Once a CLO answers that question, learning enters the picture. “If they’re talking about it and you’re hooking them into it, then the business takes ownership of it, and we then get in behind it and put in the right mechanisms behind training [and] communications,” he said. “It’s on us to examine [if] we have the right processes in place from a training perspective to support that and to ensure that all employees and the organization really [are] all in tune.”

In hindsight, Garrow, now global head of talent acquisition, management and development at MasterCard, has a positive view of his experience at Bank of America. “For me it was great,” he said, “even though I hope I never deal with that again, nor do I hope I’m with a company that has an ethics violation. But if I were to, the beauty is that experience at Bank of America doesn’t mean I’m going to be an expert, but at least I’ll have some experience that I can draw from as the chief talent officer. It also causes me to be more proactive.”

One Bad Actor
Chief learning officers have a responsibility to define and communicate a company’s ethical message, but efforts to teach ethics can sometimes backfire and wind up aiding the very behaviors they’re meant to guard against.

“When you teach anything, you’re teaching both sides of the coin,” Cohen said. “Looking back on it, some of the work that I did with the leaders [at Satyam] had the potential to actually help them perpetuate the scandal, unfortunately.”

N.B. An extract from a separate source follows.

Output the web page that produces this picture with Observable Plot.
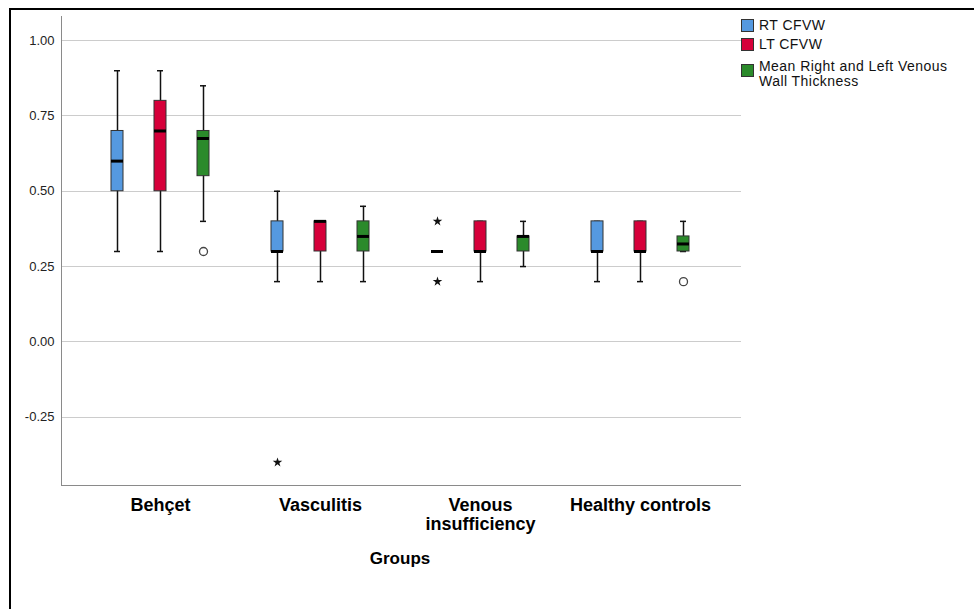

When he was at Satyam, his team brought in consultants to teach the company’s top 25 leaders about organizational integrity and ethics. Cohen later realized that in teaching these leaders how to detect deception, his team may have been inadvertently teaching them the opposite — how to hide deception.

“In the midst of this program that we ran, the chairman of the company got a call that his oldest [son’s wife] had given birth to a baby and he didn’t even stop the session to call a break — that’s how fascinated he was with the topic,” Cohen said. “And I had never seen him sit through a topic and pay attention so thoroughly. I think his interest may have come from the fact that he was trying to figure out how he was going to keep all this hidden.”

Covey acknowledged that all it takes is one ethically challenged person to take an organization in the wrong direction. “Sometimes it may be that there’s one bad actor,” he said. “Even in a strong, high-trust culture, one bad actor can damage the whole organization.”
Regardless if it’s one person or many, the organization overall still loses the trust of the public and its employees, so the required response is still the same. Covey cautioned against wasting time assigning blame.

“If we just blame and point the finger or say ‘Everybody else is doing this and we just got caught,’ then you don’t learn and you don’t take responsibility and you’ll have a hard time restoring trust in the marketplace,” he said. “The only way you get it back is to take responsibility, confront reality and then you need to right the wrongs.”

Here again, CLOs can play a vital role as organizational guide. “That’s what I think the learning officers and learning organizations can help focus on is to make sure that we are behaving in ways that are going to enable us to earn the trust back and not just trying to spin our way out of it,” Covey said.